Australia

Drum lines, net checked hours before fatal Gold Coast shark attack

The eight drum lines and shark net off Greenmount Beach were checked hours before the fatal attack that killed a Gold Coast surfer, as the divisive shark control program is again called into question. Queensland Fisheries and Agriculture Minister Mark Furner told parliament on Wednesday morning the shark protection equipment at the popular surf beach…

The eight drum lines and shark net off Greenmount Beach were checked hours before the fatal attack that killed a Gold Coast surfer, as the divisive shark control program is again called into question.

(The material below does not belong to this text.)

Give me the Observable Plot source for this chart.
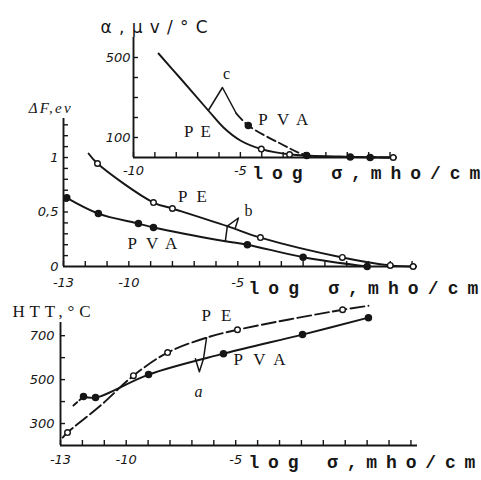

Queensland Fisheries and Agriculture Minister Mark Furner told parliament on Wednesday morning the shark protection equipment at the popular surf beach had been in place for decades.

“These were checked yesterday morning, as they are on a regular basis,” he said.

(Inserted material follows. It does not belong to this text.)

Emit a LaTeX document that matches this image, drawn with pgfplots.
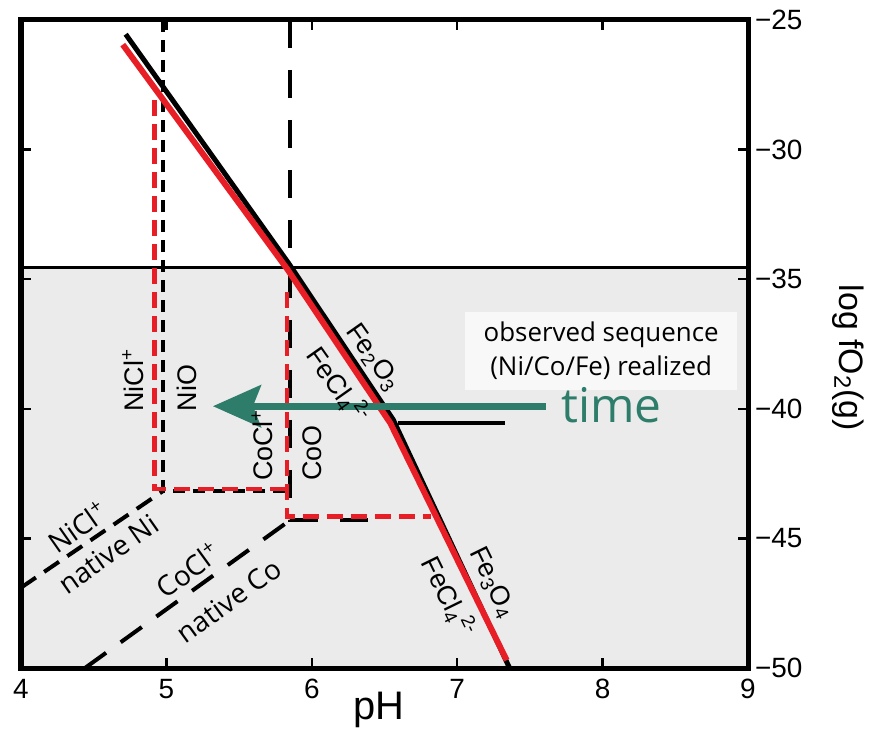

Queensland Premier Annastacia Palaszczuk said in a statement she believed the shark control program “has been saving lives for generations”.

“If improvements can be made then, of course, they should be,” she said.

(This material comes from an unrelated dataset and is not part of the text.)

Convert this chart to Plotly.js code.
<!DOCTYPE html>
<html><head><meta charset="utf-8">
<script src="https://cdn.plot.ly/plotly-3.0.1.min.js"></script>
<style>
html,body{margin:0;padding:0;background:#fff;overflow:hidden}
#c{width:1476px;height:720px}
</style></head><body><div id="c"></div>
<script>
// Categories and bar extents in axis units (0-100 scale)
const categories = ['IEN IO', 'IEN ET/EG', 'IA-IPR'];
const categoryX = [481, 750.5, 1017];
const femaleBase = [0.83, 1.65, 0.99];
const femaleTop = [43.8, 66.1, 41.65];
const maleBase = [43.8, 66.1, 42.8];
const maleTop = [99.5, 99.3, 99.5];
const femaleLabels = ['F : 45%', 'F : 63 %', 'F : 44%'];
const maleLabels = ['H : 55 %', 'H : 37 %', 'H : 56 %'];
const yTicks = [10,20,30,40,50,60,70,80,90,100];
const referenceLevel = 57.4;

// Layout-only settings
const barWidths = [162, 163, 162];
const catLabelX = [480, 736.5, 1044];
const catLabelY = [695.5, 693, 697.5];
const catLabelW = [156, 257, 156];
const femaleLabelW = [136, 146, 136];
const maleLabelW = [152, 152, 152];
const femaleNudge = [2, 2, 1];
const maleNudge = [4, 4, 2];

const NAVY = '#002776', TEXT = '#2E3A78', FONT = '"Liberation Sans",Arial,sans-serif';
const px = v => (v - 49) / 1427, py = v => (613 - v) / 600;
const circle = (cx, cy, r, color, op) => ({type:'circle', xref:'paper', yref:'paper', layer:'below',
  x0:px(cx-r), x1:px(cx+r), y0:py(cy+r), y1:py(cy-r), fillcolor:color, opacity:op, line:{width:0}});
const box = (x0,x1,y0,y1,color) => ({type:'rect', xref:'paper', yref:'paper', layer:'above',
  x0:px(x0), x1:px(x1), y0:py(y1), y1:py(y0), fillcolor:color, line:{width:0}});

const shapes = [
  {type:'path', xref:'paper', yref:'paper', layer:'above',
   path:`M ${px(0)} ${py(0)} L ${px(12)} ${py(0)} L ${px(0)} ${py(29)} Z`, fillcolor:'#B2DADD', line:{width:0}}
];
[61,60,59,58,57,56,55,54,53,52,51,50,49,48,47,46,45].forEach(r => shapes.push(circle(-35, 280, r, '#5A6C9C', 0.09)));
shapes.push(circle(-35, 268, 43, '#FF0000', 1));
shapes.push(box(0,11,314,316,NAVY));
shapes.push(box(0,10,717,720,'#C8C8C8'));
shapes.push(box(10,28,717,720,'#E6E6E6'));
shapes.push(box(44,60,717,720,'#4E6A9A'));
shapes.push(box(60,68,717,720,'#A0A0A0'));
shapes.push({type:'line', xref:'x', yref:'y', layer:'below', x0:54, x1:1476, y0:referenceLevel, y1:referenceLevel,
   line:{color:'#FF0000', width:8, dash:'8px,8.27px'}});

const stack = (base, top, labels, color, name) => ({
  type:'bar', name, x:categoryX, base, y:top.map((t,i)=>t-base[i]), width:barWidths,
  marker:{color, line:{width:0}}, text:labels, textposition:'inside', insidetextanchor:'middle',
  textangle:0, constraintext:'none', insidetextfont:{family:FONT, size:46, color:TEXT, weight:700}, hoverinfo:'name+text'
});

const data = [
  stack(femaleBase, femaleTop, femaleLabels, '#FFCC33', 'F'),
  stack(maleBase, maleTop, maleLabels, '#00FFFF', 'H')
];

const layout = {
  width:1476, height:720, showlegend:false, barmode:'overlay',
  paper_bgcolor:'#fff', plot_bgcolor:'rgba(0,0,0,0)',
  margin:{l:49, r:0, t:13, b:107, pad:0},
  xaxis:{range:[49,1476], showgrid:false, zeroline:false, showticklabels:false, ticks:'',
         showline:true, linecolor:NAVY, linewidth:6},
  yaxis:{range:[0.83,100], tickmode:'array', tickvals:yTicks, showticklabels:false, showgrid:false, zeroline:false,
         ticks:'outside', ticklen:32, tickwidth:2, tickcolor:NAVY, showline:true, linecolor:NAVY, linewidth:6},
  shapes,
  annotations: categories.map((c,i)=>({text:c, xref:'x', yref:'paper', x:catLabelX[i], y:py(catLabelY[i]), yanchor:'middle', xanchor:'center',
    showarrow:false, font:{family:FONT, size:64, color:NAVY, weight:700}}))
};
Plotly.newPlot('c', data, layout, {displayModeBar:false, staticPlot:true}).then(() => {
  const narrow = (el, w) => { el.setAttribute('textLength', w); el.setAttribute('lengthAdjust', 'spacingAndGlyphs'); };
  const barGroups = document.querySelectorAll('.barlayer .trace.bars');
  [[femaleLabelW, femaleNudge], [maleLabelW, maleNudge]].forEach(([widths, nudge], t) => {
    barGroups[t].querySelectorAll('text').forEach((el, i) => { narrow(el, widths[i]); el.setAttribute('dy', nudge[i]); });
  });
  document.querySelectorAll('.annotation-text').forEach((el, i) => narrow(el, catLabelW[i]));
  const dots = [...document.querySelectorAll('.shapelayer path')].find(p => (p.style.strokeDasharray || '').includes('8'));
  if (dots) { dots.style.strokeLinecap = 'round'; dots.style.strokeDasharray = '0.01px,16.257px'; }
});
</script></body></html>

“But the ultimate goal has to be protecting human life.”

The death of Nick Slater has reignited debate over the controversial shark protection program, which has been in place on the Gold Coast’s 70km coastline since 1962.

Mr Slater was bitten by what experts believe was a 3.5m great white shark shortly after 5pm yesterday.

He suffered horrific injuries to his leg, and despite the efforts of fellow surfers, lifesavers and paramedics he was pronounced dead on the beach.

The last fatal shark attack on the Gold Coast was in 1958, when Peter Gerard Spronk was killed 250m off Surfers Paradise on November 23.

Jade Parker was about to head out for a surf on Tuesday afternoon when he spotted the man from the beach and tried to save him, and said he would like to see the horrific accident trigger something more be done.

“I would like to see what manufacturers can do for some protection built into wetsuits, some shark bite protection perhaps,” he told Channel 7 Sunrise on Wednesday morning.

“I know there are devices out there that do deter sharks and I do not know how effective they are … any help is better than nothing I guess.”

Debate over the Queensland shark control program has raged for almost 50 years, over fears other marine animals would become entangled in the nets.

All beaches remain closed as lifesavers patrol the waters on jetski and the Westpac helicopter surveys the coastline for the shark.

It comes as Sky News reports a tiger shark was caught in a net off the coastline, but authorities do not believe it was the killer.

Speaking on Wednesday morning, Gold Coast mayor Tom Tate said beaches between Burleigh and the New South Wales border would remain closed and that he would look to find answers.

“Once we know the shark is not in the vicinity or we have tracked it, then the beach will be reopened,” he said.

“A 60 year gap between (fatal) incidents has been pretty good, considering we have 70km of beaches.

“I think from memory the shark nets and hooks lines haven’t been changed and the shark nets (in that area) haven’t been relocated …

“But maybe … there’s sonic solutions that can do better and we’ll look at that.

“Give us a week and we’ll sort out more details.”

Cr Tate said the reality was there were higher fatality “in other things in life than a shark attack.”

“Together with Minister Furner I’ll be analysing what is the best remedy … let’s be guided by the experts,” he said.

“We can come up with the best solution for our beaches. One of the options might be to continue with our current solution (of drum lines and shark nets) … make sure it’s up to scratch.”